▶ SHORT TASK
Take the lines of the data below from the very first through the line containing "nt = [0, 100, 100]" and output them exactly, pictures excluded.

========================

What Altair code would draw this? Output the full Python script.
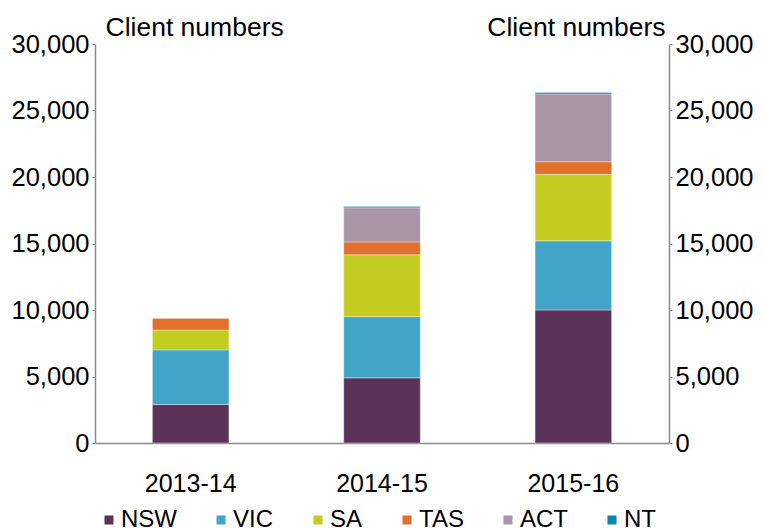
import altair as alt
import pandas as pd

years = ["2013-14", "2014-15", "2015-16"]
states = ["NSW", "VIC", "SA", "TAS", "ACT", "NT"]
colors = ["#5b3358", "#42a4c7", "#c4cb21", "#e0702b", "#a995a6", "#0b83aa"]
nsw = [2900, 4900, 10000]
vic = [4100, 4600, 5200]
sa = [1500, 4650, 5000]
tas = [900, 970, 950]
act = [0, 2560, 5100]
nt = [0, 100, 100]

series = [nsw, vic, sa, tas, act, nt]
rows = []
for si, (st, vals) in enumerate(zip(states, series)):
    for y, v in zip(years, vals):
        rows.append({"year": y, "state": st, "value": v, "order": si})
df = pd.DataFrame(rows)

FONT = "Liberation Sans"
ticks = [0, 5000, 10000, 15000, 20000, 25000, 30000]
GRAY = "#8a8a8a"

x = alt.X("year:N", title=None, sort=years,
          scale=alt.Scale(paddingInner=0.6, paddingOuter=0.3),
          axis=alt.Axis(labelAngle=0, ticks=False, labelPadding=28,
                        labelFontSize=25, labelColor="black",
                        domainColor=GRAY, domainWidth=1.5))
color = alt.Color("state:N", sort=states,
                  scale=alt.Scale(domain=states, range=colors),
                  legend=alt.Legend(title=None, orient="none", direction="horizontal",
                                    legendX=2, legendY=464, columns=6, padding=0,
                                    gridAlign="each", columnPadding=32,
                                    symbolType="square", symbolSize=81,
                                    symbolStrokeWidth=0, labelFontSize=24,
                                    labelColor="black", labelOffset=0))
yscale = alt.Scale(domain=[0, 30000], nice=False)


def yaxis(orient, align, tx):
    return alt.Axis(values=ticks, format=",.0f", grid=False, orient=orient,
                    title="Client numbers", titleAngle=0, titleAlign=align,
                    titleBaseline="alphabetic", titleX=tx, titleY=-9,
                    titleFontSize=26.5, titleFontWeight="normal", titleColor="black",
                    labelFontSize=25.5, labelColor="black",
                    labelPadding=3,
                    tickSize=3, tickColor=GRAY,
                    domainColor=GRAY, domainWidth=1.5)


left = alt.Chart(df).mark_bar(stroke="white", strokeWidth=0.6, strokeOpacity=0.6).encode(
    x=x,
    y=alt.Y("value:Q", stack="zero", scale=yscale, axis=yaxis("left", "left", 10)),
    color=color,
    order=alt.Order("order:Q"),
)

right = alt.Chart(df).mark_bar(opacity=0).encode(
    x=x,
    y=alt.Y("value:Q", stack="zero", scale=yscale, axis=yaxis("right", "right", -4)),
    color=color,
    order=alt.Order("order:Q"),
)

chart = alt.layer(left, right).resolve_axis(y="independent").properties(
    width=574, height=399,
    autosize=alt.AutoSizeParams(type="none"),
    padding={"left": 87, "top": 36, "right": 86, "bottom": 100},
).configure(font=FONT, view=alt.ViewConfig(stroke=None))

chart.save("out.html", embed_options={"renderer": "svg", "actions": False})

========================

▶ TASK OUTPUT
What Altair code would draw this? Output the full Python script.
import altair as alt
import pandas as pd

years = ["2013-14", "2014-15", "2015-16"]
states = ["NSW", "VIC", "SA", "TAS", "ACT", "NT"]
colors = ["#5b3358", "#42a4c7", "#c4cb21", "#e0702b", "#a995a6", "#0b83aa"]
nsw = [2900, 4900, 10000]
vic = [4100, 4600, 5200]
sa = [1500, 4650, 5000]
tas = [900, 970, 950]
act = [0, 2560, 5100]
nt = [0, 100, 100]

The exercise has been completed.